|What happens when people get together...riots, that's what!|
1. The Guild - a British style pub where the food is actually good
2. The Royal BC Museum - they had a big projector screen in the lobby showing the games
3. My place - food will be amazing and the game will be streamed courtesy of the CBC (our tax dollars hard at work)
I excluded 3, because that meant I had to have people at my place which means I have to wait until they leave to get away from them.
2 was out because it was a bit too ghetto for the tastes of the group. Apparently I'm moving up in the world as now I hang out with people who can afford televisions.
So The Guild it was. My reasoning was, if a riot were to break out, I really don't want it to be in my living room. That would be way too much to clean up after.
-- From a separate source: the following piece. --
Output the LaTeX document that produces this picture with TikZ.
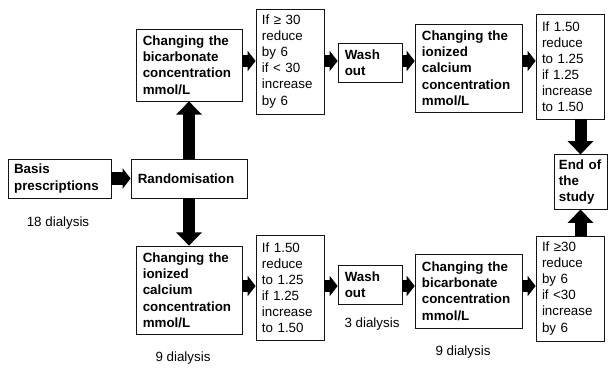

Clearly, this event had shattering nightmare written all over it and yet I kind of still wanted to make it happen, just to see what the outcome would be if you put a couple of Argentina fans in a crowded space of drunken German fans to watch the final game.
Yes, this year I was rooting for Argentina. I blame Messi because he is awesome. Other than that I've got nothing. No real reason to be invested in any of this. Other than of course to annoy the hell out of the real football fans (one of my favourite past times).
This brings us to Andrea's top 3 tips for surviving a riot while watching the World Cup
1. Have an escape plan - as you are seated for the game think to yourself, if a riot were to break out, what is the quickest way out of here? Kind of like when you get on a plane and count the number of rows between you and the emergency exit. When you get in the pub, start counting how many people you are going to have to take out to get to the nearest exit. If you want to avoid as much violence as possible ensure your table is closest to the exit.
2. Order lots of coffee - coffee helps you stay alert, while everyone else is pounding back the alcohol, coffee will give you the advantage. Coffee will help you react quicker so you can effectively block the punches being thrown at your head. Also coffee is hot, it makes an excellent weapon! Just remember if you have to, you can throw coffee in someone's face, this will occupy them for a few seconds so you can slip away unscathed. Just remember, that before using hot coffee as a weapon make sure you can actually get out of the vicinity of that person quickly. You would be surprised how quickly one can recover from having hot coffee thrown in their face and trust me when I say they will be even more pissed off then they were before they had the hot coffee thrown in their face.
3. Be creative - look around you and you will see that lots of stuff can be used to help you survive. Good examples include: the straw in someone's iced tea, perfect for gouging out an eye; the empty bar stool beside you, throw it through the window in order to distract people so you can get away. Trust me when I say no one likes to get shattered glass in their hair, that stuff is near impossible to get out! Just remember that basically anything will work in a riot. But if you aren't that creative and are worried you might not survive the riot because of your lack of creativity, just make sure you sit near an old person. When the riot breaks out, push the old person into someone and hightail it out of there. You will be ok, as long as you can out run that old person.
|The Turks being creative with plastic chairs!|
I know these tips may be a bit overwhelming to read so for now maybe the best approach is to not actually get into a riot in the first place. I don't have a lot of advice on how to prevent oneself from ending up in a riot, seeing as I've been in so many during this lifetime of mine but I can give you this last piece of advice.
If you are going to cheer for the team no one else is cheering for (i.e., Argentina), maybe don't laugh and mock the German fans every time their team misses a shot on goal. Which in this case was a lot of times.
Good examples of things to say if you want to keep poking the bear (FYI bears react badly to being poked repeatedly):
Just because the Germans are kicking the ball in the general direction of the net, does not make it a good shot on goal.
I think the Germans think they are still playing Brazil because they think this shit will work on this team. I'm surprised that the Germans wouldn't know the difference between Argentina and Brazil. I mean yeah sure they are both South American, but that doesn't make them the same. (FYI - the Germans do not have a good reputation when it comes to race relations, so this is funny with a political twist)
Should we start taking shots every time Schweinsteiger takes a dive? Just kidding! No one could afford that bill!
So yeah, if you insist on being hilarious and poking the bear be prepared for that bear to fucking lose its shit and start a fucking riot on your ass.
You're welcome for the tips and remember you may want to bookmark this page, so you can review in 2018.